「神宮外苑再開発問題」に揺れるヤクルト
現在の築地エリアは東京メトロ日比谷線の築地駅と都営大江戸線の築地市場駅しか最寄り駅はないが、再開発計画にあわせて、新線の計画も進行中。さらには巨人の重要パートナーである日本テレビのお膝元である汐留や、サラリーマンの多い新橋から来場できるように、遊歩道やデッキの建設も見込まれているという。銀座からも近いため、新たな客層を獲得できるチャンスも広がる。築地への移転は、メリットが多いというわけだ。
巨人と同じく東京をフランチャイズとするヤクルトも、本拠地の明治神宮野球場(神宮球場、東京都新宿区)一体の再開発計画に揺れている。
神宮球場は、宗教法人明治神宮が保有しており、ヤクルトは年間約10億円の使用料を支払っている。ただ、創建当初に東京六大学野球連盟が資金提供などで尽力したため、今でも学生野球のスケジュールが最優先。大学野球とヤクルトの主催試合がバッティングした場合は、試合開始時間が30分遅れたり、試合前練習を隣接する室内球技場などで行ったりするなど、何かと不便を強いられる。使用契約が1年ごとの更新なだけに、本拠地移転騒動もたびたび取り沙汰されてきた。
このままでは「神宮離脱」の可能性?
2014年から3年かけて耐震補強工事を行うも、2026年には創建100年を迎えるとあって、老朽化は否めない。バリアフリー未対応や歩車分離ができていないなどの課題も抱えている。ただ、新球場は隣接する秩父宮ラグビー場の跡地に建てられる予定なので、アクセスはほぼ変わることはない。ファンにとってはむしろ歓迎されるべきなのだが、事態はそう簡単ではない。

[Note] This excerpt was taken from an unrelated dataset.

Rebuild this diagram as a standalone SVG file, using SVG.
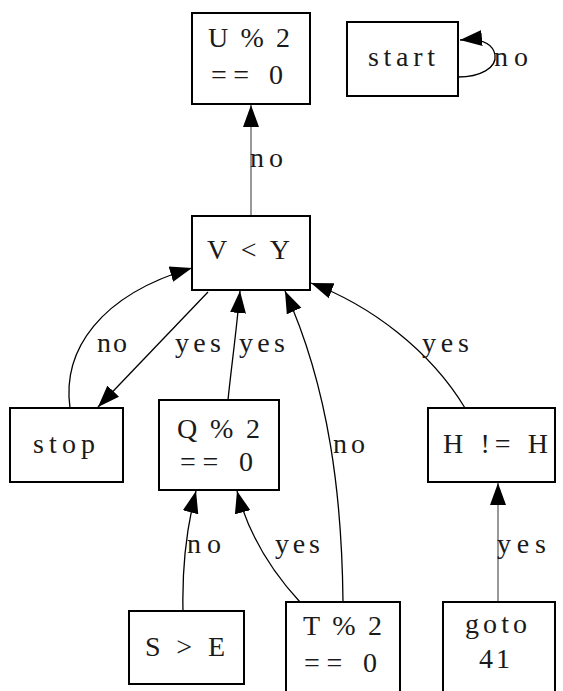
<svg xmlns="http://www.w3.org/2000/svg" width="563" height="691" viewBox="0 0 563 691">
<style>
.box{fill:#fff;stroke:#000;stroke-width:2}
.t{font-family:"Liberation Serif","Times New Roman",serif;font-size:28px;fill:#1a1a1a;text-anchor:middle}
.e{fill:none;stroke:#000;stroke-width:1.3}
.g{fill:none;stroke:#999;stroke-width:2}
</style>
<defs>
<marker id="ah" markerUnits="userSpaceOnUse" markerWidth="24" markerHeight="18" refX="22" refY="9" orient="auto" viewBox="0 0 24 18">
<path d="M0,1 L22,9 L0,17 z" fill="#000"/>
</marker>
</defs>
<rect x="0" y="0" width="563" height="691" fill="#fff"/>
<g id="edges">
<path class="g" d="M251,216 L251,105" marker-end="url(#ah)"/>
<text class="t" x="266.5" y="167" textLength="33" lengthAdjust="spacing">no</text>
<path class="e" d="M458,77 C480,77 497,68 495,55 C493,44 483,38 460,40" marker-end="url(#ah)"/>
<text class="t" x="511" y="66" textLength="34" lengthAdjust="spacing">no</text>
<path class="e" d="M70,408 C62,350 100,295 192,268" marker-end="url(#ah)"/>
<text class="t" x="112" y="352" textLength="30" lengthAdjust="spacing">no</text>
<path class="e" d="M208,292 L98,407" marker-end="url(#ah)"/>
<text class="t" x="198" y="352" textLength="46" lengthAdjust="spacing">yes</text>
<path class="e" d="M228,400 C231,370 236,335 240,291" marker-end="url(#ah)"/>
<text class="t" x="262" y="352" textLength="46" lengthAdjust="spacing">yes</text>
<path class="e" d="M343,602 C342,500 330,390 285,291" marker-end="url(#ah)"/>
<text class="t" x="349" y="453" textLength="32" lengthAdjust="spacing">no</text>
<path class="e" d="M465,408 C430,350 370,305 311,283" marker-end="url(#ah)"/>
<text class="t" x="445.5" y="352" textLength="47" lengthAdjust="spacing">yes</text>
<path class="e" d="M183,611 C182,570 186,530 196,491" marker-end="url(#ah)"/>
<text class="t" x="204" y="553" textLength="34" lengthAdjust="spacing">no</text>
<path class="e" d="M300,602 C275,575 250,540 237,491" marker-end="url(#ah)"/>
<text class="t" x="297.5" y="553" textLength="45" lengthAdjust="spacing">yes</text>
<path class="g" d="M498,602 L498,483" marker-end="url(#ah)"/>
<text class="t" x="521.5" y="553" textLength="49" lengthAdjust="spacing">yes</text>
</g>
<g id="U">
<rect class="box" x="192" y="13" width="118" height="91"/>
<text class="t" x="249" y="47" textLength="82" lengthAdjust="spacing">U % 2</text>
<text class="t" x="247" y="84" textLength="72" lengthAdjust="spacing">== 0</text>
</g>
<g id="start">
<rect class="box" x="347" y="22" width="111" height="74"/>
<text class="t" x="401.5" y="66" textLength="67" lengthAdjust="spacing">start</text>
</g>
<g id="V">
<rect class="box" x="192" y="216" width="118" height="74"/>
<text class="t" x="248.5" y="259" textLength="83" lengthAdjust="spacing">V &lt; Y</text>
</g>
<g id="stop">
<rect class="box" x="10" y="408" width="113" height="74"/>
<text class="t" x="64" y="453" textLength="62" lengthAdjust="spacing">stop</text>
</g>
<g id="Q">
<rect class="box" x="159" y="400" width="120" height="90"/>
<text class="t" x="218.5" y="438" textLength="83" lengthAdjust="spacing">Q % 2</text>
<text class="t" x="216.5" y="471" textLength="73" lengthAdjust="spacing">== 0</text>
</g>
<g id="H">
<rect class="box" x="428" y="408" width="127" height="74"/>
<text class="t" x="495.5" y="453" textLength="105" lengthAdjust="spacing">H != H</text>
</g>
<g id="S">
<rect class="box" x="129" y="611" width="115" height="73"/>
<text class="t" x="185" y="656" textLength="80" lengthAdjust="spacing">S &gt; E</text>
</g>
<g id="T">
<rect class="box" x="286" y="602" width="114" height="100"/>
<text class="t" x="342.5" y="635" textLength="79" lengthAdjust="spacing">T % 2</text>
<text class="t" x="340.5" y="672" textLength="73" lengthAdjust="spacing">== 0</text>
</g>
<g id="goto">
<rect class="box" x="443" y="602" width="112" height="100"/>
<text class="t" x="496" y="633" textLength="62" lengthAdjust="spacing">goto</text>
<text class="t" x="494.5" y="668" textLength="31" lengthAdjust="spacing">41</text>
</g>
</svg>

再開発によって既存樹木の伐採やオフィス・ホテルが神宮外苑にできることに反対する声も根強く、完成予定は当初の2027年から2031年に、新秩父宮ラグビー場の整備を含む再開発全体の完了時期も2030年から2035年に延期となった。今後、工期に遅れが出るなどした場合、ヤクルトが国鉄時代の1964年から使用してきた神宮を離れる可能性もゼロではないだろう。
築地市場跡地も、地下には都が旧跡に指定している江戸時代の庭園「浴恩園」が眠っている。寛政の改革で知られる老中の松平定信が屋敷に築いたとされる幻の庭園で、再開発に先立って行われた予備調査では、池の護岸とみられる石積みが発掘されたという。今後の調査、発掘次第では、こちらも予定が大幅に変更となるかもしれない。
さまざまな利権や思惑がはらみ、一筋縄ではいかない新球場建設。誰もが納得できる着地を願うばかりだ。